Он и в самом деле был начальником военно-литературного гарнизона в своем родном Ленинграде. Кто однажды прочел его очерки - месяц за месяцем они составили календарь блокады, - тот запомнил их навсегда. Как забыть рассказ о доме с проломанной крышей, где на полу одной из комнат под слоем прозрачного льда лежала раскрытая книга - можно было прочесть обе страницы...

В первую мировую он служил в гусарах - род войск, прославленный еще Денисом Давыдовым, - и с тех пор хлебнул войны досыта. С армией была связана вся жизнь и у Тихонова и у Павленко.

Весной 1949 года Петр Андреевич был в Соединенных Штатах на Конгрессе мира. Он стоял на трибуне, и ему задали вопрос:

- Существуют ли в советском законодательстве и в воинской повинности льготы по религиозным убеждениям?

Павленко ответил:

- Ничего не могу сказать по этому поводу. Не знаю. За всю мою жизнь - а мне пятьдесят лет и я воюю за свою Родину с девятнадцати - мне не приходило в голову скрываться от военной службы.

Между тем с 1921 года у Павленко начался легочный процесс, к несчастью ставший пожизненным. 14 июня 1951 года Павленко возвратился из Чехословакии. На следующий день мы с женами вчетвером обедали в "Арагви". Петр увлеченно и увлекательно рассказывал о поездке. А через сутки его не стало. Мне сообщили тотчас же, но я не мог вырваться из редакции ни на минуту - дежурил по номеру. Я знал, кому позвонить: Тихонову, на улицу Серафимовича. Там после войны, в его квартире, полной книг, рукописей, географических карт и камней - обломков скал, покоренных хозяином, сиживали мы но одну ночь под теплым крылом гостеприимства Марии Константиновны.

Часто собирались и у Павленко, на улице Горького.
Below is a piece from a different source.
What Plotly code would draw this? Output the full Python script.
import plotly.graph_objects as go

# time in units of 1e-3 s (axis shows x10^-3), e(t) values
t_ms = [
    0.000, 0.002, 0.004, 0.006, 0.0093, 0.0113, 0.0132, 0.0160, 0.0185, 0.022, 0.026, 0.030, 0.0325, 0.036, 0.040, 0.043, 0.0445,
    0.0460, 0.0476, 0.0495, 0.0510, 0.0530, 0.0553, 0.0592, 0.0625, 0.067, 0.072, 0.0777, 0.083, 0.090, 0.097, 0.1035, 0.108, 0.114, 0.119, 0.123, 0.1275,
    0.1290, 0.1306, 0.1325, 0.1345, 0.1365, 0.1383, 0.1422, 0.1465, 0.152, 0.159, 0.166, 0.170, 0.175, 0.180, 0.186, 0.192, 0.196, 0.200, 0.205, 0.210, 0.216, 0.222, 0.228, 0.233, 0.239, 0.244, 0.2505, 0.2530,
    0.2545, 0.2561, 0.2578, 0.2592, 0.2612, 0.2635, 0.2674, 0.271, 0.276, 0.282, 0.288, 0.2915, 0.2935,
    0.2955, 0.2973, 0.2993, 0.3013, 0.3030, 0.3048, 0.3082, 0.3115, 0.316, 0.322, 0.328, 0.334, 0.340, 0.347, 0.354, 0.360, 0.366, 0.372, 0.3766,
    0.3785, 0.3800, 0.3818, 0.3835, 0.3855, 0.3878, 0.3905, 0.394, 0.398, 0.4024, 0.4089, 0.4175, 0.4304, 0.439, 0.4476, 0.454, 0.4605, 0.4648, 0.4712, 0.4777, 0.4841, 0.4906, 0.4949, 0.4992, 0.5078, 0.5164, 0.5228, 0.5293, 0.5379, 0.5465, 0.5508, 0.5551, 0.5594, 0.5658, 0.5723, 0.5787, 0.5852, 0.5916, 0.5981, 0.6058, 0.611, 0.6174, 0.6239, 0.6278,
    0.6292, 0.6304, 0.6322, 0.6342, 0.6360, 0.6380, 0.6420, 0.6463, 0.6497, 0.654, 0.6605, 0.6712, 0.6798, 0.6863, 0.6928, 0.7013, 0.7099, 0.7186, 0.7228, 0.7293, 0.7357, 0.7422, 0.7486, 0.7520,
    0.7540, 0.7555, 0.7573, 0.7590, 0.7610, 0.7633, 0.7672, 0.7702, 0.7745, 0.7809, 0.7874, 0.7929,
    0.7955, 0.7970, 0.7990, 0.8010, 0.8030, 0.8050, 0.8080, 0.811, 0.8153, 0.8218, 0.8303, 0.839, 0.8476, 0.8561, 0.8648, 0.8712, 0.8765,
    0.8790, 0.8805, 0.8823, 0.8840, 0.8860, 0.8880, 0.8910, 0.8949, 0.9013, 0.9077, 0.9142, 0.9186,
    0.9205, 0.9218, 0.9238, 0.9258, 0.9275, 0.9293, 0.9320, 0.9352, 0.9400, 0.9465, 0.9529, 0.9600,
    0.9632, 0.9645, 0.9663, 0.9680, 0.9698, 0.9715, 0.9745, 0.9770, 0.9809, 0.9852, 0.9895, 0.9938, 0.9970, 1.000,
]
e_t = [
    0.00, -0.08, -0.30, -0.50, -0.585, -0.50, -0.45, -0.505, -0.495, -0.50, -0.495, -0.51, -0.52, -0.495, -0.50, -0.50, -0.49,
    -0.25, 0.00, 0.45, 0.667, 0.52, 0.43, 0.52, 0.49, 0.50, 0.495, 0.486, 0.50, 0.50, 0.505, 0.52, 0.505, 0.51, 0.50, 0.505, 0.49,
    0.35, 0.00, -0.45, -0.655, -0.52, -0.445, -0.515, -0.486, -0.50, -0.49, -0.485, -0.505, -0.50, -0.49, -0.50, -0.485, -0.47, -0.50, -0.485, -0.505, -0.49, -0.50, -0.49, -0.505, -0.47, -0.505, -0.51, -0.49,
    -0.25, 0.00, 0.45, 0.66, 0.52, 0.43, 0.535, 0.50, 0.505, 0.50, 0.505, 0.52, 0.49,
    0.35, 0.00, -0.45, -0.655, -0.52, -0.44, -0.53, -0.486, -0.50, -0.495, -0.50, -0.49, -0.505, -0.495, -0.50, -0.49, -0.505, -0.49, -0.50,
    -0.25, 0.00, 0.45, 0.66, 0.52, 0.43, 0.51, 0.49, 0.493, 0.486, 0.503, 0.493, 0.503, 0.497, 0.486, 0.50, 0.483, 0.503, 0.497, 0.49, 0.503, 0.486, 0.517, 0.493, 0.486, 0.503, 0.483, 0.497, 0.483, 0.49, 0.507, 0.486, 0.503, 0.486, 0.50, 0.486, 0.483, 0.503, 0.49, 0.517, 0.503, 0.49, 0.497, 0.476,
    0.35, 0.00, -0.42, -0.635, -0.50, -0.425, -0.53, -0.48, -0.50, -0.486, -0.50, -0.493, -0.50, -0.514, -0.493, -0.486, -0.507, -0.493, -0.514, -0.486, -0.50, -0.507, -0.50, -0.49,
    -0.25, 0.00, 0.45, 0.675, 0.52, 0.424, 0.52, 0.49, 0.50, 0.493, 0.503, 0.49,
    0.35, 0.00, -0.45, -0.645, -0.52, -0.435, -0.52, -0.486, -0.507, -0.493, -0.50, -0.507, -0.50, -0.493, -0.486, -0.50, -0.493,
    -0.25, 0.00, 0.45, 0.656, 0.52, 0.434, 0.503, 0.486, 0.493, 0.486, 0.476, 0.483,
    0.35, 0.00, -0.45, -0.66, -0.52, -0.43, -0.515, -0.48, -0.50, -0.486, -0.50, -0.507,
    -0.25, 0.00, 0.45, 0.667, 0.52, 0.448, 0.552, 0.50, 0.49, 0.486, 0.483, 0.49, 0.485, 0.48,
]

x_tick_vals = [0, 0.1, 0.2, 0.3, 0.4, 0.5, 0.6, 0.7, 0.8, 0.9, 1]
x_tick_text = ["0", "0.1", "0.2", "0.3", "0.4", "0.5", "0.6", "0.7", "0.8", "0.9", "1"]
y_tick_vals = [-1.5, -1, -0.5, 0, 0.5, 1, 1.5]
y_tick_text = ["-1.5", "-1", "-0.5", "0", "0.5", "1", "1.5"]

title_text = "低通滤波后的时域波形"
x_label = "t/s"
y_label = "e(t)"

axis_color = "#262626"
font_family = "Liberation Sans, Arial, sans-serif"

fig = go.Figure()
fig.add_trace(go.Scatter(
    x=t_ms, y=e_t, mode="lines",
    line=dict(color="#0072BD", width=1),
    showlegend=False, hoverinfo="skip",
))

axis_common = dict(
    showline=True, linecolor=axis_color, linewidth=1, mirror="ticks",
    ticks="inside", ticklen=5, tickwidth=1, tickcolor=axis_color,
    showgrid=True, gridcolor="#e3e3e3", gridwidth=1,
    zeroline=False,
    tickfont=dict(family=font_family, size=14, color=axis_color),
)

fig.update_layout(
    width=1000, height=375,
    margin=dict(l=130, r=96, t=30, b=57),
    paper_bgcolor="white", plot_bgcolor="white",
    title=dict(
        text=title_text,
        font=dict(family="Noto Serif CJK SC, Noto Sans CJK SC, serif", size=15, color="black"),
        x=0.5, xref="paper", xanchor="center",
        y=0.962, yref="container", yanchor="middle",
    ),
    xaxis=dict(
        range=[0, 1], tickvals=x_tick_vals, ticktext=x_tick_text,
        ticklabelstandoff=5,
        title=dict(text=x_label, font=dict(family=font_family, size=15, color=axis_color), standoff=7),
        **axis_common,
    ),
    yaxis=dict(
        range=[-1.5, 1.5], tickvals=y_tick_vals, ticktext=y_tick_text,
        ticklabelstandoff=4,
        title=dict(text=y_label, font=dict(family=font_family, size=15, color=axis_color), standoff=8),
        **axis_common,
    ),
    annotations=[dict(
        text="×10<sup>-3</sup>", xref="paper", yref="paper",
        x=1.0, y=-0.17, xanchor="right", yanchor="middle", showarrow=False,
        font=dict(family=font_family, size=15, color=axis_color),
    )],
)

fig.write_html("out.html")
Разговоры и споры длились допоздна. В них участвовали тогда молодой и веселый хирург Александр Александрович Вишневский, Ираклий Андроников.
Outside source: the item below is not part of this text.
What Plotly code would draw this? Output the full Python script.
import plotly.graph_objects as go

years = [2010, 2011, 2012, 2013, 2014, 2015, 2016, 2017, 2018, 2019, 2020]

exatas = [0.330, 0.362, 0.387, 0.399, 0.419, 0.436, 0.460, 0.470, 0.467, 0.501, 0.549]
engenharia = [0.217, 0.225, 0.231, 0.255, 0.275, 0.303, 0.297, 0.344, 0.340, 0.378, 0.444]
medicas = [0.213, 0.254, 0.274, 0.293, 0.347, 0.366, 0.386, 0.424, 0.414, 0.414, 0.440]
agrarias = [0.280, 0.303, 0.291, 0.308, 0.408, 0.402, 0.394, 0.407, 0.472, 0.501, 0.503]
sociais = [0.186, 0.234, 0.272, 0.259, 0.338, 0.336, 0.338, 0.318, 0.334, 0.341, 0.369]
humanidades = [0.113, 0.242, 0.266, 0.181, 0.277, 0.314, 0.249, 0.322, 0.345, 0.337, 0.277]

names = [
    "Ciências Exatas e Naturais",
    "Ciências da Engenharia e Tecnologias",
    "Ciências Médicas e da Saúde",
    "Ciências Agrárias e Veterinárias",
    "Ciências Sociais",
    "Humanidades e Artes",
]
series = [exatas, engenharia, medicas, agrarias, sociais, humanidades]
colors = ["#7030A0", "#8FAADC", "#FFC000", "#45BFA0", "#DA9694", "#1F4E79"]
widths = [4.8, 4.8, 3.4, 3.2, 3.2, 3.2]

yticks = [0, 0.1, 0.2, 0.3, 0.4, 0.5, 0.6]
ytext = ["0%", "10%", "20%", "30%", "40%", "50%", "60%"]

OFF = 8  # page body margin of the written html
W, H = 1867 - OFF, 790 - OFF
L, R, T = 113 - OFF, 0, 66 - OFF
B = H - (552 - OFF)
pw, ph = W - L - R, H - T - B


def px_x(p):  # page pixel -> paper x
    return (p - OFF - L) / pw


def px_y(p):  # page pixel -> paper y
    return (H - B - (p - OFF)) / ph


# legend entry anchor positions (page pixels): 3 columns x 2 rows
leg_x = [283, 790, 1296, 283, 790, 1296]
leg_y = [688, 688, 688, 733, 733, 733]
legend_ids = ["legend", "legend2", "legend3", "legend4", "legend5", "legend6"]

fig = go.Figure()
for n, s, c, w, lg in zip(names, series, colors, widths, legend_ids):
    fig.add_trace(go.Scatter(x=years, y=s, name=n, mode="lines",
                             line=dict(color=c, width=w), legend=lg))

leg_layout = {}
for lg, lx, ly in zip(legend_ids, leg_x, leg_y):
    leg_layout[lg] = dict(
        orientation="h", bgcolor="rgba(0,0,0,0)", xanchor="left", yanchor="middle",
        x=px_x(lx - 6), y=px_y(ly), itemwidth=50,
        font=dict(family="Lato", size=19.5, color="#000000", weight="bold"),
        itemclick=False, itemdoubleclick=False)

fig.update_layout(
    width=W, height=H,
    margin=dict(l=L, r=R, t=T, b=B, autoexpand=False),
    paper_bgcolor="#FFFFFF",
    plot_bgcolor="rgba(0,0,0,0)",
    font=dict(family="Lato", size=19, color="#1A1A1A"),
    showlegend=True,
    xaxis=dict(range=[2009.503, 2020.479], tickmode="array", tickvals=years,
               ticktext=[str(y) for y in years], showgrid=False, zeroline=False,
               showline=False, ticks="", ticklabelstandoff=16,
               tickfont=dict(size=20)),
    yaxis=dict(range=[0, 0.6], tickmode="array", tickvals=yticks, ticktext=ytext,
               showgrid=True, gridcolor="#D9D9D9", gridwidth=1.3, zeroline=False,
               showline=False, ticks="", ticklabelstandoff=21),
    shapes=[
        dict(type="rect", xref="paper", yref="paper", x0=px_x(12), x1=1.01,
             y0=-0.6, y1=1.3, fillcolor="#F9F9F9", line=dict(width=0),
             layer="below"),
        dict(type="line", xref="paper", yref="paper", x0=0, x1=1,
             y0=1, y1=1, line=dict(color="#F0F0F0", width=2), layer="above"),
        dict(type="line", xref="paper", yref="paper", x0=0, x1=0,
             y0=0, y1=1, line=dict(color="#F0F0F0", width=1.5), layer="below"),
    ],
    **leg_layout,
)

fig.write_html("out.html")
Хозяйкой этих вечеров была Наташа Тренева. Загадочно-непроницаемая, она варила по одной ей известному рецепту кофе, и после двух-трех чашечек этого напитка обострялось сознание и весело играла душа.

К утру стол, за которым сидели друзья, был завален книгами. Это значит, собеседники читали любимые стихи, доказывали свою точку зрения в споре. Ссылаясь на первоисточники, снимали с полок то сборник стихов, то том мемуаров, то энциклопедический словарь. Тогда плацдарм застолья более всего походил на книжный развал букиниста.

Конечно, гвоздем этих полуночных бесед были, как два радиомаяка наведения, Тихонов и Павленко. Один вел слушателей на своей волне, пока не раздавался голос другого: "А вот был случай..." Их устные рассказы были бесподобны, ничего равного этому не знаю и попозже кое-что на эту тему расскажу...

В 1942 году мой разговор с Тихоновым в гостинице "Москва" имел тайную цель, известную только мне и редактору. Мы хотели побудить Николая Семеновича написать стихи о двадцати восьми героях.

Ленинградца трудно удивить мужеством. Но Тихонов слушал, беспокойно вышагивал по номеру своей кавалерийской походкой, испытующе разглядывал меня добрыми глазами на лице свирепого викинга. "Попробую", - был его ответ.

Через две недели он читал нам двоим, редактору и мне, поэму "Слово о 28 гвардейцах". Было это в здании "Правды" 21 марта 1942 года. В небольшой промерзшей комнате звучали обжигающие слова:

Безграничное снежное поле,
Ходит ветер, поземкой пыля, -
Это русское наше раздолье,
Это вольная наша земля.
И зовется ль оно Куликовым,
Бородинским зовется ль оно,
Или славой овеяно новой,
Словно знамя опять взметено, -
Все равно - оно кровное наше,
Через сердце горит полосой.
Пусть война на нем косит и пашет
Темным танком и пулей косой...

Слушаю, и в возбужденном сознании проносятся обрывки картин, навеянные строчками поэмы. Куликовская битва... Хорошо, что князь расположил тогда засадный полк воеводы Боброка в лесу, у самого поля. Это и решило исход битвы. Вижу ратников в белых холщовых рубахах, княжеских витязей в тяжелых кольчугах, слышу звон мечей, глухие удары стали о железо.

Наверно, все-таки битвы того времени были сравнительно бесшумными - холодное оружие, стрелы, пущенные из лука. Под Полтавой было уже иначе: "Катятся ядра, свищут пули; нависли хладные штыки". Там гремели бомбарды, трещали мушкетные выстрелы.